“People are willing to do almost anything other than read at length. It requires patience: an atrophied muscle in the smartphone age. At the same time, no one relishes being ignorant or incurious. The desire for self-improvement out there is real. The podcast boom shows that we want erudition without effort: the palm without the dust.
Financial Times.
Podcasts are seemingly a quick fix for those who don’t want to read books. That is why we have so many authors on the podcast circuit. It is a virtuous cycle of self-promotion and self-improvement. Like most pandemic trends that saw us embrace new technologies and behaviors, podcasting has entered the “digestion” phase. It is time to absorb the excessive growth of the pandemic years. And be as it might be, it seems that the go-go days for podcasting might be behind the sector, which is getting a sanity check thanks to Spotify reigning in its ambitions.
To give you a quick overview of the state of podcasting, there are about 465 million podcast listeners, a number that will increase to 505 million by the end of 2024 — a clear sign that the market is hitting a maturation, at least in the United States, which has about 100 million active listeners. At the end of January 2023, there were five million podcasts with 70 million episodes.
Spotify’s podcasting ambitions started with a desire to escape the record companies’ stranglehold on the company. It had to figure out how to increase the time spent on the platform without forking over all the money to the record labels. It bought Gimlet, Anchor, and Parcast. It bought Bill Simmons’ The Ringer for $200 million. It signed Joe Rogan to a $100 million exclusive. It signed up the Obamas, Prince Harry, and Megan Markle. It went from nothing to becoming bigger than Apple in podcasting. It was an expensive expansion for the company.
Some in the media believe that “Spotify was a one-company podcast bubble.” The company got a reality check, thanks to a slowing economy, and since then, it has lowered its ambitions. The company spent a billion dollars on podcasts by stars and now has advertising revenue of $1.5 billion, though how much podcast-related advertising brought in 2022 is unclear. In 2021 it was estimated that advertising brought in only $200 million.

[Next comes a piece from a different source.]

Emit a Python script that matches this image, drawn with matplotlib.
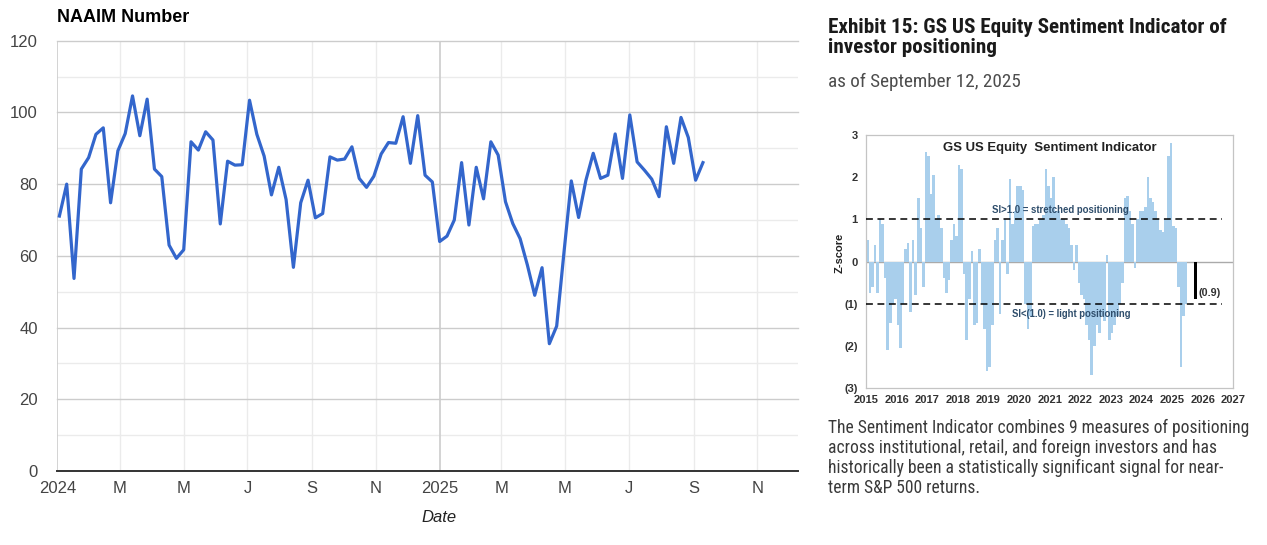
import numpy as np
import pandas as pd
import matplotlib
matplotlib.use("Agg")
import matplotlib.pyplot as plt
from matplotlib import font_manager as fm

W, H = 1267, 545

# NAAIM exposure index, weekly readings starting 2024-01-03
naaim_start = "2024-01-03"
naaim_values = [71.1, 80.0, 53.7, 84.2, 87.4, 93.9, 95.7, 74.8, 89.3, 94.1,
                104.6, 93.5, 103.7, 84.2, 82.1, 63.0, 59.3, 61.7, 91.8, 89.5,
                94.6, 92.3, 68.9, 86.4, 85.3, 85.4, 103.4, 93.9, 87.8, 77.0,
                84.7, 75.7, 56.8, 74.8, 81.1, 70.6, 71.8, 87.6, 86.7, 87.0,
                90.4, 81.6, 79.1, 82.2, 88.4, 91.6, 91.4, 98.8, 85.8, 99.1,
                82.5, 80.6, 64.0, 65.5, 70.0, 86.0, 68.6, 84.7, 75.9, 91.8,
                88.1, 75.1, 69.0, 64.8, 57.4, 49.0, 56.7, 35.5, 40.4, 61.0,
                80.9, 70.7, 81.1, 88.6, 81.6, 82.5, 94.0, 81.6, 99.3, 86.2,
                83.9, 81.4, 76.5, 96.0, 85.8, 98.6, 93.0, 81.1, 86.0]

x_ticks = ["2024-01-01", "2024-03-01", "2024-05-01", "2024-07-01", "2024-09-01", "2024-11-01",
           "2025-01-01", "2025-03-01", "2025-05-01", "2025-07-01", "2025-09-01", "2025-11-01"]
x_labels = ["2024", "M", "M", "J", "S", "N", "2025", "M", "M", "J", "S", "N"]
y_ticks = [0, 20, 40, 60, 80, 100, 120]

# GS US Equity Sentiment Indicator, monthly z-score
gs_2015 = [0.5, -0.75, -0.6, 0.4, -0.75, 1.0, 0.9, -0.4, -2.1, -1.45, -1.0, -0.9]
gs_2016 = [-1.5, -2.05, -1.0, 0.3, 0.45, -1.2, 0.5, -0.8, 1.5, 0.8, -0.6, 2.6]
gs_2017 = [2.5, 1.6, 2.05, 1.0, 1.1, 0.8, -0.4, -0.75, -0.45, 0.5, 0.9, 0.6]
gs_2018 = [2.3, 2.2, -0.3, -1.85, -0.9, 0.25, -1.5, -1.45, 0.3, -1.0, -1.6, -2.6]
gs_2019 = [-2.5, -1.5, 0.5, 0.8, -1.25, 0.5, 1.0, -0.3, 1.95, 0.9, 1.2, 1.8]
gs_2020 = [1.8, 1.7, -1.0, -1.6, -1.3, 0.85, 0.9, 0.9, 1.0, 1.1, 2.2, 1.8]
gs_2021 = [1.5, 2.0, 1.2, 1.2, 1.0, 1.0, 0.9, 0.8, 0.4, -0.2, 0.4, -0.5]
gs_2022 = [-0.8, -0.9, -1.5, -1.85, -2.7, -2.0, -1.5, -1.7, -1.3, -1.4, 0.15, -1.85]
gs_2023 = [-1.7, -1.5, -1.3, -1.0, -0.5, 1.5, 1.55, 1.2, 0.9, -0.15, 1.0, 1.2]
gs_2024 = [1.2, 1.3, 2.0, 1.5, 1.4, 1.2, 1.0, 0.75, 0.7, 1.0, 2.5, 2.8]
gs_2025 = [0.85, 0.8, -0.6, -2.5, -1.3, -1.0]
gs_last_date = 2025.71
gs_last_value = -0.9
gs_year_ticks = list(range(2015, 2028))
gs_z_ticks = [3, 2, 1, 0, -1, -2, -3]
gs_z_labels = ["3", "2", "1", "0", "(1)", "(2)", "(3)"]

heading = ["Exhibit 15: GS US Equity Sentiment Indicator of", "investor positioning"]
subheading = "as of September 12, 2025"
note = ["The Sentiment Indicator combines 9 measures of positioning",
        "across institutional, retail, and foreign investors and has",
        "historically been a statistically significant signal for near-",
        "term S&P 500 returns."]

plt.rcParams["font.family"] = ["Liberation Sans", "DejaVu Sans"]

installed = {f.name for f in fm.fontManager.ttflist}
narrow = next((n for n in ["Liberation Sans Narrow", "Roboto Condensed", "Open Sans Condensed"]
               if n in installed), "Roboto")


def px(x, y):
    return x / W, 1 - y / H


fig = plt.figure(figsize=(W / 100, H / 100), dpi=100)
renderer = fig.canvas.get_renderer()


def fit(texts, width):
    w = texts[0].get_window_extent(renderer).width
    size = texts[0].get_fontsize() * width / w
    for t in texts:
        t.set_fontsize(size)


# ---- left: NAAIM line chart ----
ax = fig.add_axes([57.3 / W, 1 - 471 / H, (798 - 57.3) / W, (471 - 40.7) / H])
dates = pd.date_range(naaim_start, periods=len(naaim_values), freq="7D")
ax.plot(dates, naaim_values, color="#3366cc", lw=2.3, zorder=5)

ax.set_ylim(0, 120)
ax.set_xlim(pd.Timestamp("2024-01-01"), pd.Timestamp("2025-12-10"))
for v in range(10, 120, 20):
    ax.axhline(v, color="#ebebeb", lw=1, zorder=1)
for v in y_ticks[1:]:
    ax.axhline(v, color="#cccccc", lw=1, zorder=2, clip_on=False)
tick_dates = pd.to_datetime(x_ticks)
for d, lab in zip(tick_dates, x_labels):
    major = lab.isdigit()
    ax.axvline(d, color="#cccccc" if major else "#ebebeb", lw=1.2 if major else 1, zorder=2 if major else 1)
ax.set_yticks(y_ticks)
ax.set_xticks(tick_dates)
ax.set_xticklabels(x_labels)
ax.tick_params(length=0, labelsize=12, colors="#444444")
ax.tick_params(axis="y", pad=14)
ax.tick_params(axis="x", pad=7)
for s in ["top", "right", "left"]:
    ax.spines[s].set_visible(False)
ax.spines["bottom"].set_color("#333333")
ax.spines["bottom"].set_linewidth(1.4)
ax.spines["bottom"].set_zorder(6)

fig.text(*px(57, 17), "NAAIM Number", ha="left", va="center", fontsize=13, fontweight="bold", color="black")
fig.text(*px(439, 517), "Date", ha="center", va="center", fontsize=12, style="italic", color="#222222")

# ---- right: GS exhibit ----
h1 = fig.text(*px(828, 33.3), heading[0], ha="left", va="baseline", fontsize=13,
              fontweight="bold", family=narrow, color="#1a1a1a")
h2 = fig.text(*px(828, 53.3), heading[1], ha="left", va="baseline", fontsize=13,
              fontweight="bold", family=narrow, color="#1a1a1a")
fit([h1, h2], 398)
sub = fig.text(*px(828, 87.3), subheading, ha="left", va="baseline", fontsize=12,
               family=narrow, color="#4d4d4d")
fit([sub], 193)

gx = fig.add_axes([866 / W, 1 - 388 / H, (1233.3 - 866) / W, (388 - 135) / H])
gs_values = np.array(gs_2015 + gs_2016 + gs_2017 + gs_2018 + gs_2019 + gs_2020 +
                     gs_2021 + gs_2022 + gs_2023 + gs_2024 + gs_2025)
gs_x = 2015 + (np.arange(len(gs_values)) + 0.5) / 12
gx.bar(gs_x, gs_values, width=1 / 12, color="#a9cfec", linewidth=0, zorder=2)
gx.axhline(0, color="#aaaaaa", lw=1, zorder=1)
gx.plot([2015, 2026.63], [1, 1], color="black", lw=1.1, dashes=(4.5, 3), zorder=3)
gx.plot([2015, 2026.63], [-1, -1], color="black", lw=1.1, dashes=(4.5, 3), zorder=3)
gx.bar(gs_last_date, gs_last_value, width=0.11, color="black", align="edge", zorder=4)

gx.set_xlim(2015, 2027)
gx.set_ylim(-3, 3)
gx.set_xticks(gs_year_ticks)
gx.set_xticklabels([str(y) for y in gs_year_ticks])
gx.set_yticks(gs_z_ticks)
gx.set_yticklabels(gs_z_labels)
gx.tick_params(length=0, labelsize=8, colors="#333333")
gx.tick_params(axis="y", pad=6)
gx.tick_params(axis="x", pad=5)
for lab in gx.get_xticklabels() + gx.get_yticklabels():
    lab.set_fontweight("bold")
for s in gx.spines.values():
    s.set_color("#c4c4c4")
    s.set_linewidth(0.9)

t = fig.text(*px(1050, 148.3), "GS US Equity  Sentiment Indicator", ha="center", va="center",
             fontsize=9.4, fontweight="bold", color="#222222")
fit([t], 213)
t = fig.text(*px(1060.5, 210), "SI>1.0 = stretched positioning", ha="center", va="center",
             fontsize=7, fontweight="bold", color="#2e4d6b")
fit([t], 138)
t = fig.text(*px(1071.7, 314), "SI<(1.0) = light positioning", ha="center", va="center",
             fontsize=7, fontweight="bold", color="#2e4d6b")
fit([t], 120)
t = fig.text(*px(1198.3, 293.3), "(0.9)", ha="left", va="center", fontsize=8,
             fontweight="bold", color="#333333")
fit([t], 22)
fig.text(*px(839.3, 253), "Z-score", ha="center", va="center", rotation=90, fontsize=8,
         fontweight="bold", color="#222222")

lines = []
for i, line in enumerate(note):
    lines.append(fig.text(*px(828, 428.3 + 20 * i), line, ha="left", va="center", fontsize=11.5,
                          family=narrow, color="#3a3a3a"))
fit(lines, 420)

fig.savefig("out.png", dpi=100)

Spotify financial chief Paul Vogel told the Financial Times that the “[Podcasting] was a big drag on our business in 2022.”
“Spotify CEO Daniel Ek acknowledged his error and told investors: “
“In hindsight, I probably got a little carried away and overinvested relative to the uncertainty we saw shaping up in the market. So we are shifting to focus on tightening our spend and becoming more efficient.”
Spotify made the classic mistake all leaders make: they brought in big-ticket experts who know how to spend big bucks to attract talent—going Hollywood results in headlines but not enough listeners and dollars. In reality, Spotify, like many media companies with the right ideas but with the wrong executives, forget their core value proposition — their audience and the ability platform to turn anyone into a star.
This push into podcasting has ruined the Spotify experience. Even though I had been on Spotify from day one, I got sick and tried getting Joe Rogans, and the Harry-Megan pushed into my feed. Instead, I no longer use Spotify and prefer a combination of Qobuz (for HiFi) and YouTube Music for algorithmic discovery.
As for podcasts, I find small and unique podcasts through friends. If I find something Spotify exclusive, I ignore it — podcasting started an open movement not to be owned by a single company. We had radio for that kind of exclusive nonsense. I enjoy specific podcasts recommended to me by friends on Overcast.
February 12, 2023. San Francisco
Like Adam Curry, the Podfather, says, “you can’t monetize the network.” What they’re doing over at Podcasting 2.0 really encapsulates the essence of why podcasting was invented in the first place, to allow anyone at all to produce audible media. You don’t need a big company or a big network to make it in media. Listeners are tired of all the ads. Instead, create a value-for-value environment that allows listeners to pay for the value received from the media.
I question Spotify’s CEO for possibly not having the maturity to understand their customers. It’s as questionable as Netflix spending so much on producing mediocre content when they can let others take the risk and rent that content out. The hubris to do everything is poor business.
Ultimately, all these folks selling media don’t seem to understand people only have so much time in a day to consume it. Eventually, there’s too much competition for eyeballs and the entire market must constrict. And we all need to go back to reading long form.
Paul,
There are so many threads that are in your one comment. So I am going to try and tackle them in order.
Most companies and players don’t realize that not everyone is trying to monetize their content and turn it into a business. For some, the podcast is not a radio show for the timeshifted world.
Netflix basically is betting that most of us are too lazy and will allow the machine to recommend whatever it wants, and we will watch it. And that is why the quality of the content doesn’t matter. They are in the attention-addiction business.
Spotify’s biggest mistake has been hiring high-priced, self-centered and greedy leadership from legacy media to run its podcasting business. Plain and simple. That is why they have blown it.